Data section:
=======

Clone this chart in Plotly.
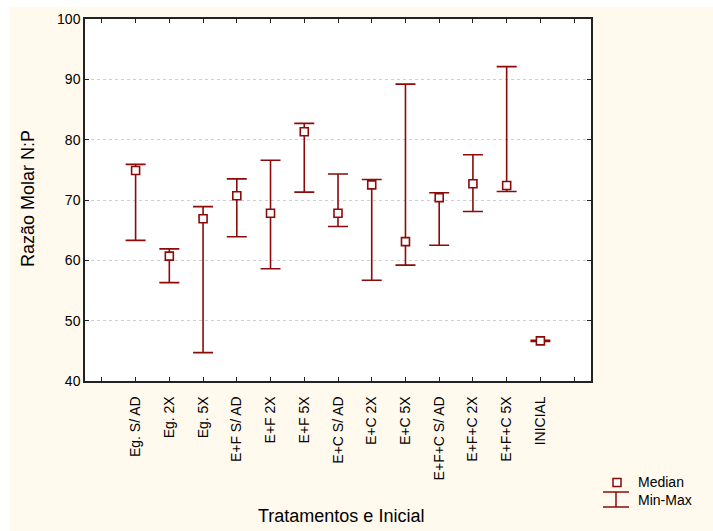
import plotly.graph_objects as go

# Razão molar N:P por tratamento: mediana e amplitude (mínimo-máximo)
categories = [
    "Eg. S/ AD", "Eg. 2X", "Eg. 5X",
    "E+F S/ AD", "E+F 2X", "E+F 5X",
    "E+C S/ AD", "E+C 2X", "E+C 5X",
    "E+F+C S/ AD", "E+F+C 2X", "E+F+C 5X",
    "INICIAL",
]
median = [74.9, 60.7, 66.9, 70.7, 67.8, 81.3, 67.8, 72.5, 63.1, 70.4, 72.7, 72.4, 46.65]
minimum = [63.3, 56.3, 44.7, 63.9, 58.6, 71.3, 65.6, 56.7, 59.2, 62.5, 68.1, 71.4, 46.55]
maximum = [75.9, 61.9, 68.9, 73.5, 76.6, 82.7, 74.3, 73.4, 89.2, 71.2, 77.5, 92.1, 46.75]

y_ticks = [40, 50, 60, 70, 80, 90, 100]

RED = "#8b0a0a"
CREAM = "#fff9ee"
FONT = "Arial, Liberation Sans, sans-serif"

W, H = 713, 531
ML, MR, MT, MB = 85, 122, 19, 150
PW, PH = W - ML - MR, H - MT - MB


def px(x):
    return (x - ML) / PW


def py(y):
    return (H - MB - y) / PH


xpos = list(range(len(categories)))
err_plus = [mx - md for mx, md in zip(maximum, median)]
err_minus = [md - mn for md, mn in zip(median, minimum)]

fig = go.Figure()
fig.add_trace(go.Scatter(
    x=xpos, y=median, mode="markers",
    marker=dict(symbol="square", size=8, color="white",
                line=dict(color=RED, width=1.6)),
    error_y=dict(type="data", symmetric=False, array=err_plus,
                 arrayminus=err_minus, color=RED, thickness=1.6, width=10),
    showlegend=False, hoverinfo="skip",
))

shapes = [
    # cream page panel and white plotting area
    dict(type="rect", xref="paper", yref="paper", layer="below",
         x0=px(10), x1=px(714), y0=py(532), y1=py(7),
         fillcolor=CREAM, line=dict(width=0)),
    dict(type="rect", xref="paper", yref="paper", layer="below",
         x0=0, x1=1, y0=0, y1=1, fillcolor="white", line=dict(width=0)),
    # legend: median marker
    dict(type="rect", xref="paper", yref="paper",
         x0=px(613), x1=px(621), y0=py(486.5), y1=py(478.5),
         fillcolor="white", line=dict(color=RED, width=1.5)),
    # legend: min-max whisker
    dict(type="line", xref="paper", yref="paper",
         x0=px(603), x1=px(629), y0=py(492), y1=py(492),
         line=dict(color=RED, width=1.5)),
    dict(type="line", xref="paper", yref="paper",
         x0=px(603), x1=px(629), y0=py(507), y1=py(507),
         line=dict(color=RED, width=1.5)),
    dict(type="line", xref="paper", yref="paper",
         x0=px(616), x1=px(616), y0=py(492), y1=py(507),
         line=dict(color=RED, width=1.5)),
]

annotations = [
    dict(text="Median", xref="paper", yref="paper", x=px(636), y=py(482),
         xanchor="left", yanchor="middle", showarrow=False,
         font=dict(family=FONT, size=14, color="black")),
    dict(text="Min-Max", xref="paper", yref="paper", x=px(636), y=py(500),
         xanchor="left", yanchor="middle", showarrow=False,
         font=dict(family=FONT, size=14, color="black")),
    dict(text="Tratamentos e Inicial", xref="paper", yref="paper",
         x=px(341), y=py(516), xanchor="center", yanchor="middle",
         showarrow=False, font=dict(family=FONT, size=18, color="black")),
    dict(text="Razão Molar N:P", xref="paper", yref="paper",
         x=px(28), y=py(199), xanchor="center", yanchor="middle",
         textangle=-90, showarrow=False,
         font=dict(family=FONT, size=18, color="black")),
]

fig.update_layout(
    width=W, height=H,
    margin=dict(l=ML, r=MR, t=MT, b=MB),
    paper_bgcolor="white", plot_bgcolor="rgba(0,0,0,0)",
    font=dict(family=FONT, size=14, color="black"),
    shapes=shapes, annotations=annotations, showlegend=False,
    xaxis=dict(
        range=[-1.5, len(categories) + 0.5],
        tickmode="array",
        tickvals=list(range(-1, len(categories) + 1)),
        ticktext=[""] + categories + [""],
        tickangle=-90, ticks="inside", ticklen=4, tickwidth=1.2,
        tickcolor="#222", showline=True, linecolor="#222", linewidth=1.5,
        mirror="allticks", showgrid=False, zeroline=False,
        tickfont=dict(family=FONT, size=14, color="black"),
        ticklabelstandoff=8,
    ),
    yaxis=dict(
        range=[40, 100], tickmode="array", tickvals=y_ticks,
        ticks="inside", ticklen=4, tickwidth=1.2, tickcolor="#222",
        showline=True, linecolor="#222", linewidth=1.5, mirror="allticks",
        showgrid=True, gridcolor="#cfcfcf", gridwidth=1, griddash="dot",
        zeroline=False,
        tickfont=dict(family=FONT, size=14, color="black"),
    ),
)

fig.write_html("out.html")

=======

Objective:
Your task is to repeat the data above exactly while excluding the pictures.

Solution to this task:
Clone this chart in Plotly.
import plotly.graph_objects as go

# Razão molar N:P por tratamento: mediana e amplitude (mínimo-máximo)
categories = [
    "Eg. S/ AD", "Eg. 2X", "Eg. 5X",
    "E+F S/ AD", "E+F 2X", "E+F 5X",
    "E+C S/ AD", "E+C 2X", "E+C 5X",
    "E+F+C S/ AD", "E+F+C 2X", "E+F+C 5X",
    "INICIAL",
]
median = [74.9, 60.7, 66.9, 70.7, 67.8, 81.3, 67.8, 72.5, 63.1, 70.4, 72.7, 72.4, 46.65]
minimum = [63.3, 56.3, 44.7, 63.9, 58.6, 71.3, 65.6, 56.7, 59.2, 62.5, 68.1, 71.4, 46.55]
maximum = [75.9, 61.9, 68.9, 73.5, 76.6, 82.7, 74.3, 73.4, 89.2, 71.2, 77.5, 92.1, 46.75]

y_ticks = [40, 50, 60, 70, 80, 90, 100]

RED = "#8b0a0a"
CREAM = "#fff9ee"
FONT = "Arial, Liberation Sans, sans-serif"

W, H = 713, 531
ML, MR, MT, MB = 85, 122, 19, 150
PW, PH = W - ML - MR, H - MT - MB


def px(x):
    return (x - ML) / PW


def py(y):
    return (H - MB - y) / PH


xpos = list(range(len(categories)))
err_plus = [mx - md for mx, md in zip(maximum, median)]
err_minus = [md - mn for md, mn in zip(median, minimum)]

fig = go.Figure()
fig.add_trace(go.Scatter(
    x=xpos, y=median, mode="markers",
    marker=dict(symbol="square", size=8, color="white",
                line=dict(color=RED, width=1.6)),
    error_y=dict(type="data", symmetric=False, array=err_plus,
                 arrayminus=err_minus, color=RED, thickness=1.6, width=10),
    showlegend=False, hoverinfo="skip",
))

shapes = [
    # cream page panel and white plotting area
    dict(type="rect", xref="paper", yref="paper", layer="below",
         x0=px(10), x1=px(714), y0=py(532), y1=py(7),
         fillcolor=CREAM, line=dict(width=0)),
    dict(type="rect", xref="paper", yref="paper", layer="below",
         x0=0, x1=1, y0=0, y1=1, fillcolor="white", line=dict(width=0)),
    # legend: median marker
    dict(type="rect", xref="paper", yref="paper",
         x0=px(613), x1=px(621), y0=py(486.5), y1=py(478.5),
         fillcolor="white", line=dict(color=RED, width=1.5)),
    # legend: min-max whisker
    dict(type="line", xref="paper", yref="paper",
         x0=px(603), x1=px(629), y0=py(492), y1=py(492),
         line=dict(color=RED, width=1.5)),
    dict(type="line", xref="paper", yref="paper",
         x0=px(603), x1=px(629), y0=py(507), y1=py(507),
         line=dict(color=RED, width=1.5)),
    dict(type="line", xref="paper", yref="paper",
         x0=px(616), x1=px(616), y0=py(492), y1=py(507),
         line=dict(color=RED, width=1.5)),
]

annotations = [
    dict(text="Median", xref="paper", yref="paper", x=px(636), y=py(482),
         xanchor="left", yanchor="middle", showarrow=False,
         font=dict(family=FONT, size=14, color="black")),
    dict(text="Min-Max", xref="paper", yref="paper", x=px(636), y=py(500),
         xanchor="left", yanchor="middle", showarrow=False,
         font=dict(family=FONT, size=14, color="black")),
    dict(text="Tratamentos e Inicial", xref="paper", yref="paper",
         x=px(341), y=py(516), xanchor="center", yanchor="middle",
         showarrow=False, font=dict(family=FONT, size=18, color="black")),
    dict(text="Razão Molar N:P", xref="paper", yref="paper",
         x=px(28), y=py(199), xanchor="center", yanchor="middle",
         textangle=-90, showarrow=False,
         font=dict(family=FONT, size=18, color="black")),
]

fig.update_layout(
    width=W, height=H,
    margin=dict(l=ML, r=MR, t=MT, b=MB),
    paper_bgcolor="white", plot_bgcolor="rgba(0,0,0,0)",
    font=dict(family=FONT, size=14, color="black"),
    shapes=shapes, annotations=annotations, showlegend=False,
    xaxis=dict(
        range=[-1.5, len(categories) + 0.5],
        tickmode="array",
        tickvals=list(range(-1, len(categories) + 1)),
        ticktext=[""] + categories + [""],
        tickangle=-90, ticks="inside", ticklen=4, tickwidth=1.2,
        tickcolor="#222", showline=True, linecolor="#222", linewidth=1.5,
        mirror="allticks", showgrid=False, zeroline=False,
        tickfont=dict(family=FONT, size=14, color="black"),
        ticklabelstandoff=8,
    ),
    yaxis=dict(
        range=[40, 100], tickmode="array", tickvals=y_ticks,
        ticks="inside", ticklen=4, tickwidth=1.2, tickcolor="#222",
        showline=True, linecolor="#222", linewidth=1.5, mirror="allticks",
        showgrid=True, gridcolor="#cfcfcf", gridwidth=1, griddash="dot",
        zeroline=False,
        tickfont=dict(family=FONT, size=14, color="black"),
    ),
)

fig.write_html("out.html")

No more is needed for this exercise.